All of the lines below are to be transcribed faithfully, with pictures excluded from the copy.

--- Begin Given material ---

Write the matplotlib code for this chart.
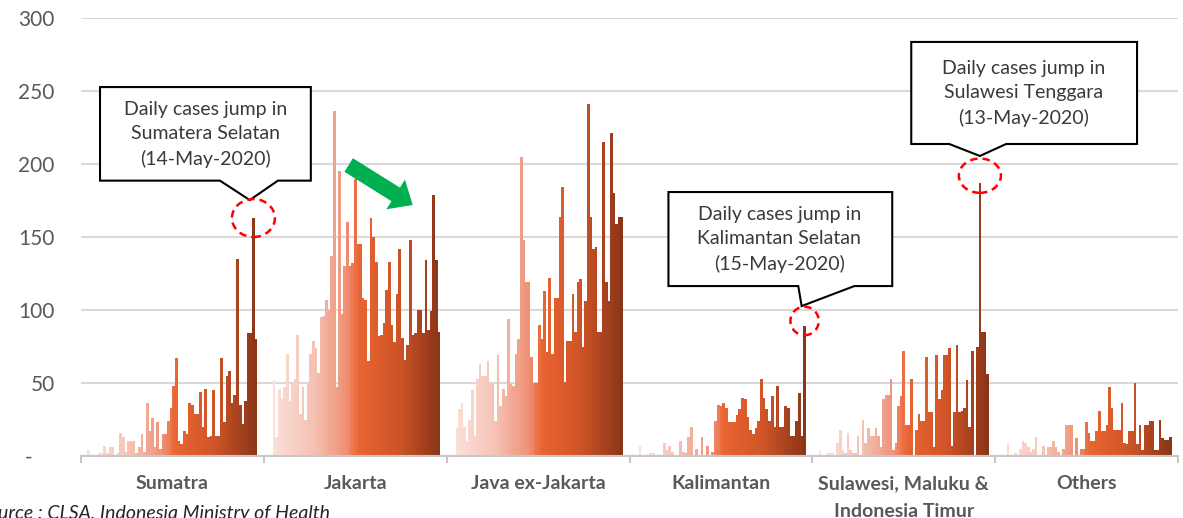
import numpy as np
import matplotlib.pyplot as plt
from matplotlib.colors import LinearSegmentedColormap
from matplotlib.patches import Ellipse, Polygon, FancyArrowPatch, ArrowStyle

plt.rcParams['font.family'] = ['Lato', 'DejaVu Sans']

# daily new cases per region
regions = ['Sumatra', 'Jakarta', 'Java ex-Jakarta', 'Kalimantan',
           'Sulawesi, Maluku &\nIndonesia Timur', 'Others']

sumatra = [4, 0, 0, 0, 2, 2, 7, 2, 6, 6, 1, 2, 16, 13, 3, 10, 10, 10, 2, 6,
           15, 3, 36, 17, 26, 6, 23, 5, 15, 15, 24, 33, 48, 67, 10, 8, 17, 15, 36, 35,
           29, 29, 44, 20, 46, 13, 14, 45, 14, 14, 67, 23, 55, 58, 36, 42, 135, 35, 22, 38,
           84, 84, 163, 80]
jakarta = [0, 52, 13, 46, 39, 47, 70, 38, 49, 53, 83, 29, 47, 25, 49, 70, 79, 74, 57, 95,
           96, 107, 100, 137, 236, 47, 195, 97, 130, 160, 130, 132, 190, 145, 145, 108, 107, 65, 163, 150,
           133, 82, 83, 91, 114, 133, 90, 78, 111, 142, 81, 66, 76, 148, 83, 84, 100, 100, 84, 134,
           86, 99, 179, 134, 85]
java = [0, 19, 32, 36, 20, 10, 25, 45, 14, 53, 63, 55, 55, 65, 50, 50, 24, 69, 34, 46,
        41, 94, 49, 48, 70, 80, 205, 148, 119, 119, 68, 50, 50, 90, 80, 113, 71, 122, 70, 108,
        108, 164, 184, 51, 79, 79, 111, 85, 119, 121, 75, 106, 241, 164, 142, 143, 85, 85, 215, 119,
        106, 221, 180, 159, 164, 164]
kalimantan = [0, 7, 0, 0, 1, 2, 2, 1, 0, 0, 9, 4, 7, 3, 1, 0, 10, 3, 2, 13,
              20, 1, 5, 1, 13, 1, 7, 1, 3, 24, 35, 34, 36, 33, 23, 23, 23, 28, 32, 40,
              39, 27, 18, 15, 19, 24, 53, 40, 32, 24, 41, 20, 48, 20, 20, 34, 33, 14, 14, 24,
              43, 14, 89]
sulawesi = [4, 0, 0, 2, 2, 2, 0, 9, 18, 4, 2, 16, 4, 2, 2, 14, 0, 25, 9, 19,
            14, 14, 19, 14, 6, 39, 42, 42, 53, 4, 9, 34, 41, 72, 21, 21, 53, 0, 18, 29,
            24, 24, 68, 30, 30, 6, 69, 39, 45, 69, 69, 74, 7, 30, 76, 30, 31, 33, 52, 20,
            72, 0, 75, 187, 85, 85, 56]
others = [0, 0, 9, 1, 1, 2, 1, 5, 10, 9, 6, 3, 5, 13, 0, 1, 7, 1, 6, 6,
          10, 6, 3, 1, 5, 21, 21, 21, 1, 12, 0, 5, 5, 23, 16, 10, 10, 17, 31, 17,
          17, 21, 47, 33, 18, 18, 18, 36, 9, 8, 17, 17, 50, 8, 21, 4, 21, 21, 24, 24,
          4, 4, 25, 12, 11, 11, 13]
daily = [sumatra, jakarta, java, kalimantan, sulawesi, others]

yticks = [0, 50, 100, 150, 200, 250, 300]
ytick_labels = ['-    ', '50', '100', '150', '200', '250', '300']

callout_texts = ['Daily cases jump in\nSumatera Selatan\n(14-May-2020)',
                 'Daily cases jump in\nKalimantan Selatan\n(15-May-2020)',
                 'Daily cases jump in\nSulawesi Tenggara\n(13-May-2020)']
callout_groups = [0, 3, 4]

cmap = LinearSegmentedColormap.from_list('grad', [
    (0.0, '#fbe2db'), (0.25, '#f5c2b4'), (0.45, '#ef8f74'),
    (0.52, '#ea6431'), (0.75, '#cf5427'), (1.0, '#8a3418')])

fig = plt.figure(figsize=(11.83, 5.18), dpi=100)
ax = fig.add_axes([81 / 1183, 62 / 518, 1097 / 1183, 438 / 518])

pad = 0.035
peaks = []
for g, vals in enumerate(daily):
    n = len(vals)
    w = (1 - 2 * pad) / n
    idx = np.arange(n)
    x = g + pad + (idx + 0.5) * w
    ax.bar(x, vals, width=w * 1.02, color=cmap((idx + 0.5) / n), linewidth=0, zorder=2)
    k = int(np.argmax(vals))
    peaks.append((x[k], vals[k]))

ax.set_xlim(0, 6)
ax.set_ylim(0, 300)
ax.set_yticks(yticks)
ax.set_yticklabels(ytick_labels, fontsize=15, color='#595959')
ax.tick_params(axis='y', length=0, pad=19)
ax.yaxis.grid(True, color='#d9d9d9', linewidth=1.5)
ax.set_axisbelow(True)
for s in ['left', 'right', 'top']:
    ax.spines[s].set_visible(False)
ax.spines['bottom'].set_color('#c8c8c8')
ax.spines['bottom'].set_linewidth(1.5)

ax.set_xticks(np.arange(7))
ax.set_xticklabels([])
ax.tick_params(axis='x', which='major', length=5, width=1.5, color='#c8c8c8', direction='out')
ax.set_xticks(np.arange(6) + 0.5, minor=True)
ax.set_xticklabels(regions, minor=True, fontsize=14, fontweight='bold', color='#595959',
                   linespacing=1.75)
ax.tick_params(axis='x', which='minor', length=0, pad=14)

# callout boxes: left, right, top, bottom, notch left, notch right, apex y, text x
boxes = [(0.104, 1.257, 252.7, 188.6, 0.760, 1.077, 175.3, 0.683),
         (3.213, 4.437, 180.8, 116.4, 3.923, 4.230, 102.7, 3.820),
         (4.541, 5.776, 283.6, 213.7, 4.749, 5.060, 205.5, 5.153)]
ell_sizes = [(0.235, 26, 0), (0.155, 19.5, 3.5), (0.23, 23.5, 5)]
apex_shift = [-0.02, -0.016, 0.0]

for (L, R, T, B, n1, n2, ay, tx), txt, g, (ew, eh, dy), sh in zip(
        boxes, callout_texts, callout_groups, ell_sizes, apex_shift):
    px, pv = peaks[g]
    poly = Polygon([(L, T), (R, T), (R, B), (n2, B), (px + sh, ay), (n1, B), (L, B)],
                   closed=True, facecolor='white', edgecolor='black', linewidth=1.5, zorder=5)
    ax.add_patch(poly)
    ax.text(tx, (T + B) / 2 - 0.5, txt, ha='center', va='center', fontsize=14, color='#3a3a3a',
            linespacing=1.5, zorder=6)
    ell = Ellipse((px, pv + dy), ew, eh, fill=False, edgecolor='#ff0000', linewidth=1.8,
                  linestyle=(0, (3, 2)), zorder=6)
    ax.add_patch(ell)

# green arrow over Jakarta
arr = FancyArrowPatch((1.464, 199.3), (1.814, 171.9),
                      arrowstyle=ArrowStyle('simple', head_length=0.4, head_width=0.7, tail_width=0.32),
                      mutation_scale=36, color='#00b050', linewidth=0, shrinkA=0, shrinkB=0, zorder=6)
ax.add_patch(arr)

fig.text(-0.019, 0.026, 'Source : CLSA, Indonesia Ministry of Health', fontsize=14,
         style='italic', color='#262626', va='top', ha='left')

fig.savefig('out.png', dpi=100)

--- End Given material ---

▶ **Solution**:
Write the matplotlib code for this chart.
import numpy as np
import matplotlib.pyplot as plt
from matplotlib.colors import LinearSegmentedColormap
from matplotlib.patches import Ellipse, Polygon, FancyArrowPatch, ArrowStyle

plt.rcParams['font.family'] = ['Lato', 'DejaVu Sans']

# daily new cases per region
regions = ['Sumatra', 'Jakarta', 'Java ex-Jakarta', 'Kalimantan',
           'Sulawesi, Maluku &\nIndonesia Timur', 'Others']

sumatra = [4, 0, 0, 0, 2, 2, 7, 2, 6, 6, 1, 2, 16, 13, 3, 10, 10, 10, 2, 6,
           15, 3, 36, 17, 26, 6, 23, 5, 15, 15, 24, 33, 48, 67, 10, 8, 17, 15, 36, 35,
           29, 29, 44, 20, 46, 13, 14, 45, 14, 14, 67, 23, 55, 58, 36, 42, 135, 35, 22, 38,
           84, 84, 163, 80]
jakarta = [0, 52, 13, 46, 39, 47, 70, 38, 49, 53, 83, 29, 47, 25, 49, 70, 79, 74, 57, 95,
           96, 107, 100, 137, 236, 47, 195, 97, 130, 160, 130, 132, 190, 145, 145, 108, 107, 65, 163, 150,
           133, 82, 83, 91, 114, 133, 90, 78, 111, 142, 81, 66, 76, 148, 83, 84, 100, 100, 84, 134,
           86, 99, 179, 134, 85]
java = [0, 19, 32, 36, 20, 10, 25, 45, 14, 53, 63, 55, 55, 65, 50, 50, 24, 69, 34, 46,
        41, 94, 49, 48, 70, 80, 205, 148, 119, 119, 68, 50, 50, 90, 80, 113, 71, 122, 70, 108,
        108, 164, 184, 51, 79, 79, 111, 85, 119, 121, 75, 106, 241, 164, 142, 143, 85, 85, 215, 119,
        106, 221, 180, 159, 164, 164]
kalimantan = [0, 7, 0, 0, 1, 2, 2, 1, 0, 0, 9, 4, 7, 3, 1, 0, 10, 3, 2, 13,
              20, 1, 5, 1, 13, 1, 7, 1, 3, 24, 35, 34, 36, 33, 23, 23, 23, 28, 32, 40,
              39, 27, 18, 15, 19, 24, 53, 40, 32, 24, 41, 20, 48, 20, 20, 34, 33, 14, 14, 24,
              43, 14, 89]
sulawesi = [4, 0, 0, 2, 2, 2, 0, 9, 18, 4, 2, 16, 4, 2, 2, 14, 0, 25, 9, 19,
            14, 14, 19, 14, 6, 39, 42, 42, 53, 4, 9, 34, 41, 72, 21, 21, 53, 0, 18, 29,
            24, 24, 68, 30, 30, 6, 69, 39, 45, 69, 69, 74, 7, 30, 76, 30, 31, 33, 52, 20,
            72, 0, 75, 187, 85, 85, 56]
others = [0, 0, 9, 1, 1, 2, 1, 5, 10, 9, 6, 3, 5, 13, 0, 1, 7, 1, 6, 6,
          10, 6, 3, 1, 5, 21, 21, 21, 1, 12, 0, 5, 5, 23, 16, 10, 10, 17, 31, 17,
          17, 21, 47, 33, 18, 18, 18, 36, 9, 8, 17, 17, 50, 8, 21, 4, 21, 21, 24, 24,
          4, 4, 25, 12, 11, 11, 13]
daily = [sumatra, jakarta, java, kalimantan, sulawesi, others]

yticks = [0, 50, 100, 150, 200, 250, 300]
ytick_labels = ['-    ', '50', '100', '150', '200', '250', '300']

callout_texts = ['Daily cases jump in\nSumatera Selatan\n(14-May-2020)',
                 'Daily cases jump in\nKalimantan Selatan\n(15-May-2020)',
                 'Daily cases jump in\nSulawesi Tenggara\n(13-May-2020)']
callout_groups = [0, 3, 4]

cmap = LinearSegmentedColormap.from_list('grad', [
    (0.0, '#fbe2db'), (0.25, '#f5c2b4'), (0.45, '#ef8f74'),
    (0.52, '#ea6431'), (0.75, '#cf5427'), (1.0, '#8a3418')])

fig = plt.figure(figsize=(11.83, 5.18), dpi=100)
ax = fig.add_axes([81 / 1183, 62 / 518, 1097 / 1183, 438 / 518])

pad = 0.035
peaks = []
for g, vals in enumerate(daily):
    n = len(vals)
    w = (1 - 2 * pad) / n
    idx = np.arange(n)
    x = g + pad + (idx + 0.5) * w
    ax.bar(x, vals, width=w * 1.02, color=cmap((idx + 0.5) / n), linewidth=0, zorder=2)
    k = int(np.argmax(vals))
    peaks.append((x[k], vals[k]))

ax.set_xlim(0, 6)
ax.set_ylim(0, 300)
ax.set_yticks(yticks)
ax.set_yticklabels(ytick_labels, fontsize=15, color='#595959')
ax.tick_params(axis='y', length=0, pad=19)
ax.yaxis.grid(True, color='#d9d9d9', linewidth=1.5)
ax.set_axisbelow(True)
for s in ['left', 'right', 'top']:
    ax.spines[s].set_visible(False)
ax.spines['bottom'].set_color('#c8c8c8')
ax.spines['bottom'].set_linewidth(1.5)

ax.set_xticks(np.arange(7))
ax.set_xticklabels([])
ax.tick_params(axis='x', which='major', length=5, width=1.5, color='#c8c8c8', direction='out')
ax.set_xticks(np.arange(6) + 0.5, minor=True)
ax.set_xticklabels(regions, minor=True, fontsize=14, fontweight='bold', color='#595959',
                   linespacing=1.75)
ax.tick_params(axis='x', which='minor', length=0, pad=14)

# callout boxes: left, right, top, bottom, notch left, notch right, apex y, text x
boxes = [(0.104, 1.257, 252.7, 188.6, 0.760, 1.077, 175.3, 0.683),
         (3.213, 4.437, 180.8, 116.4, 3.923, 4.230, 102.7, 3.820),
         (4.541, 5.776, 283.6, 213.7, 4.749, 5.060, 205.5, 5.153)]
ell_sizes = [(0.235, 26, 0), (0.155, 19.5, 3.5), (0.23, 23.5, 5)]
apex_shift = [-0.02, -0.016, 0.0]

for (L, R, T, B, n1, n2, ay, tx), txt, g, (ew, eh, dy), sh in zip(
        boxes, callout_texts, callout_groups, ell_sizes, apex_shift):
    px, pv = peaks[g]
    poly = Polygon([(L, T), (R, T), (R, B), (n2, B), (px + sh, ay), (n1, B), (L, B)],
                   closed=True, facecolor='white', edgecolor='black', linewidth=1.5, zorder=5)
    ax.add_patch(poly)
    ax.text(tx, (T + B) / 2 - 0.5, txt, ha='center', va='center', fontsize=14, color='#3a3a3a',
            linespacing=1.5, zorder=6)
    ell = Ellipse((px, pv + dy), ew, eh, fill=False, edgecolor='#ff0000', linewidth=1.8,
                  linestyle=(0, (3, 2)), zorder=6)
    ax.add_patch(ell)

# green arrow over Jakarta
arr = FancyArrowPatch((1.464, 199.3), (1.814, 171.9),
                      arrowstyle=ArrowStyle('simple', head_length=0.4, head_width=0.7, tail_width=0.32),
                      mutation_scale=36, color='#00b050', linewidth=0, shrinkA=0, shrinkB=0, zorder=6)
ax.add_patch(arr)

fig.text(-0.019, 0.026, 'Source : CLSA, Indonesia Ministry of Health', fontsize=14,
         style='italic', color='#262626', va='top', ha='left')

fig.savefig('out.png', dpi=100)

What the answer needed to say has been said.